Goal:
Type out the complete listing below word for word, without its pictures.

— Start Record excerpts —

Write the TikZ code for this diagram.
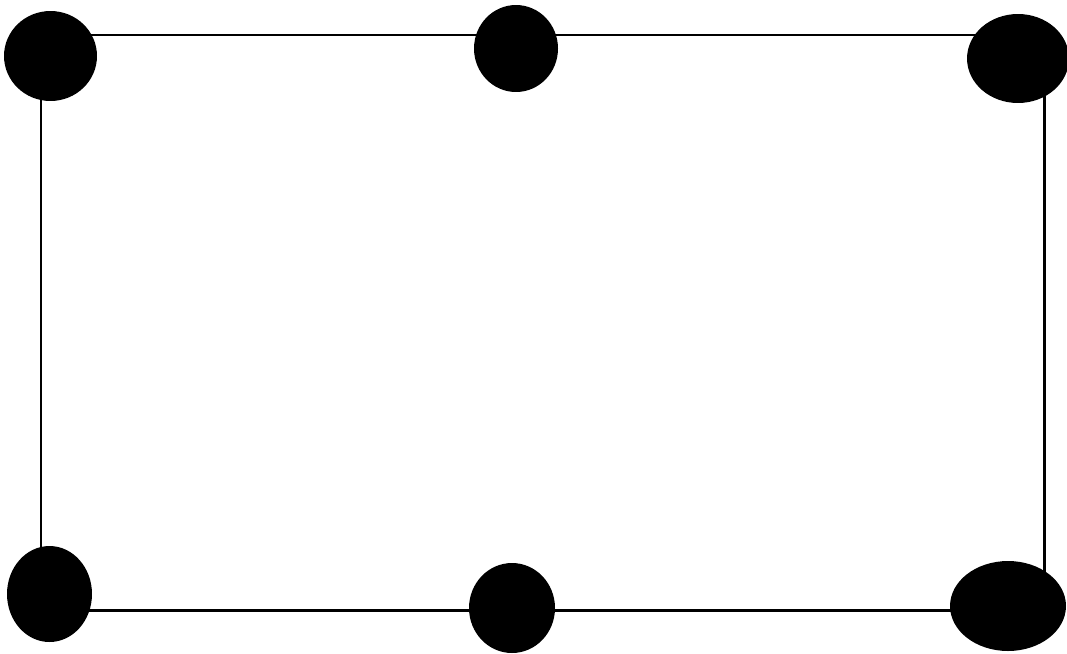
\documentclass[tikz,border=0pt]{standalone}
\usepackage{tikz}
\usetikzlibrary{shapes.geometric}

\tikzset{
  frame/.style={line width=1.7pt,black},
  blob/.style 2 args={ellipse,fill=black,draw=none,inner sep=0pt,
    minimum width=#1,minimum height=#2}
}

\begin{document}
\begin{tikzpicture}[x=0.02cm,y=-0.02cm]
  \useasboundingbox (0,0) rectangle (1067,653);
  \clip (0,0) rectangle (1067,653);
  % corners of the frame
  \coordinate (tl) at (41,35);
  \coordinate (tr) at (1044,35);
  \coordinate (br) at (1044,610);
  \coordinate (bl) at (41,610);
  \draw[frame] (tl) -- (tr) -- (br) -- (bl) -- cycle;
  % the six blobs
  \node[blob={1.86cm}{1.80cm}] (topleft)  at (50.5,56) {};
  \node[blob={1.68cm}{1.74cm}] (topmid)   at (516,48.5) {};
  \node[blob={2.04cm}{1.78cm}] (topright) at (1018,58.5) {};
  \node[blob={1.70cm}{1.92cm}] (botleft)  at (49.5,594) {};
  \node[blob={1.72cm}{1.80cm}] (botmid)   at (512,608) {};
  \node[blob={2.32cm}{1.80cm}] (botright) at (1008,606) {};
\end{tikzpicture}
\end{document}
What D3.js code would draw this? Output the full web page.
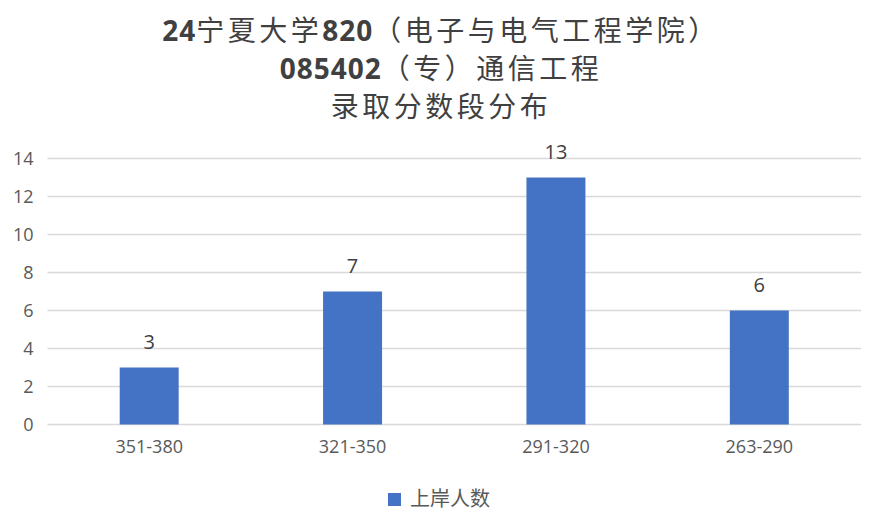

— End Record excerpts —

Final result:
Write the TikZ code for this diagram.
\documentclass[tikz,border=0pt]{standalone}
\usepackage{tikz}
\usetikzlibrary{shapes.geometric}

\tikzset{
  frame/.style={line width=1.7pt,black},
  blob/.style 2 args={ellipse,fill=black,draw=none,inner sep=0pt,
    minimum width=#1,minimum height=#2}
}

\begin{document}
\begin{tikzpicture}[x=0.02cm,y=-0.02cm]
  \useasboundingbox (0,0) rectangle (1067,653);
  \clip (0,0) rectangle (1067,653);
  % corners of the frame
  \coordinate (tl) at (41,35);
  \coordinate (tr) at (1044,35);
  \coordinate (br) at (1044,610);
  \coordinate (bl) at (41,610);
  \draw[frame] (tl) -- (tr) -- (br) -- (bl) -- cycle;
  % the six blobs
  \node[blob={1.86cm}{1.80cm}] (topleft)  at (50.5,56) {};
  \node[blob={1.68cm}{1.74cm}] (topmid)   at (516,48.5) {};
  \node[blob={2.04cm}{1.78cm}] (topright) at (1018,58.5) {};
  \node[blob={1.70cm}{1.92cm}] (botleft)  at (49.5,594) {};
  \node[blob={1.72cm}{1.80cm}] (botmid)   at (512,608) {};
  \node[blob={2.32cm}{1.80cm}] (botright) at (1008,606) {};
\end{tikzpicture}
\end{document}
What D3.js code would draw this? Output the full web page.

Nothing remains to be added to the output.